Using this building-block, we can now prove the achievability of $R_{\mathrm{c}\mathrm{u}\mathrm{t}\mathrm{o}\mathrm{f}\mathrm{f}}\left(\rho \right)+R_{\mathrm{h}}$ by employing two-phase time sharing. Specifically, we propose the following blocklength-$(n+1)$ scheme. In the first n channel uses, the helper operates at rate zero as in Section 5.1. By the achievability result proved in Section 5.1, for any $R<R_0\left(\rho \right)$, there exists a sequence of blocklength-n rate-R codebooks ${\left\{{\mathbf{x}}_m\right\}}_{m=1,\cdots ,e^{nR}}$, with $\parallel {\mathbf{x}}_m{\parallel }^2\le (n-1)\mathsf{A}$ for every m, and zero-rate helpers $\varphi \left(Z^n\right)$, such that the remotely-plausible-list $\mathcal{L}(Y^n,\varphi \left(Z^n\right))$ satisfies

$$\begin{array}{c}\hfill {\displaystyle \underset{n\to \infty }{lim}}\mathbb{E}\left[|\mathcal{L}(Y^n,\varphi \left(Z^n\right)){|}^{\rho }\right]=1.\end{array}$$

(125)

In the $(n+1)$-th channel-use we use the aforementioned coding scheme with $\kappa$ being $\lceil e^{n{R}_{\mathrm{h}}}\rceil$. Since that scheme is error-free, the overall remotely-plausible-list for the two phases has the same cardinality as that of the first phase, namely $\left|\mathcal{L}\right(Y^n,\varphi \left(Z^n\right)\left)\right|$, and hence, its $\rho$-th moment tends to 1 by (125).

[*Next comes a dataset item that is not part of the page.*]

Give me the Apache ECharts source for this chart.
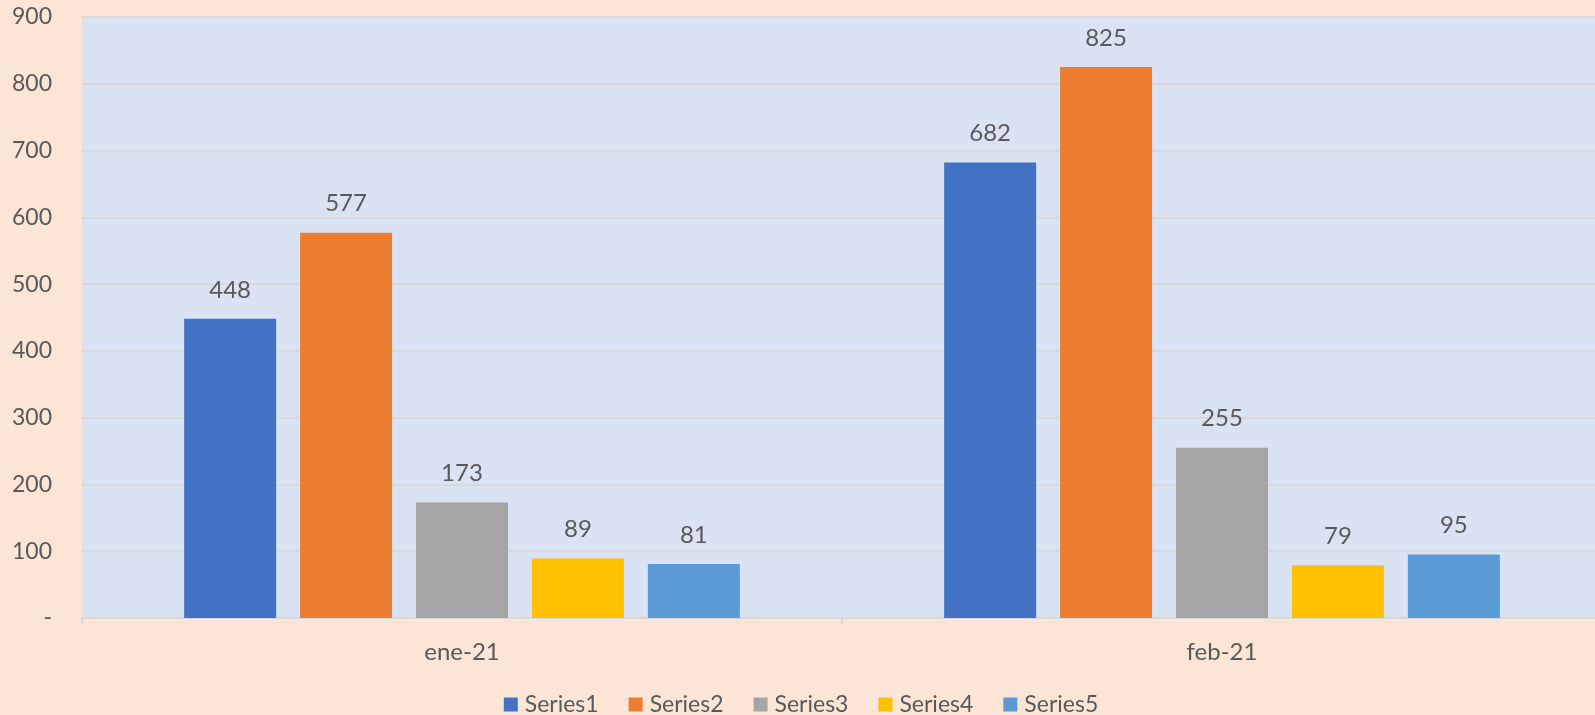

The achievability now follows by verifying that, the power of the transmitted input sequence $\mathbf{x}$ satisfies

$$\begin{array}{c}\hfill {\parallel \mathbf{x}\parallel }^2=\parallel x^n{\parallel }^2+{\parallel x_{n+1}\parallel }^2\le n\mathsf{A}+\mathsf{A}=(n+1)\mathsf{A};\end{array}$$

(126)

the rate of the helper is

$$\begin{array}{c}\hfill \frac{1}{n+1}\left(0+n{R}_{\mathrm{h}}\right)\end{array}$$

(127)

and the rate achieved by the scheme is

$$\begin{array}{c}\hfill \frac{1}{n+1}\left(n{R}_0\left(\rho \right)+n{R}_{\mathrm{h}}\right)\end{array}$$

(128)

which tend to $R_{\mathrm{h}}$ and $R_0\left(\rho \right)+R_{\mathrm{h}}$, respectively, as n tends to infinity.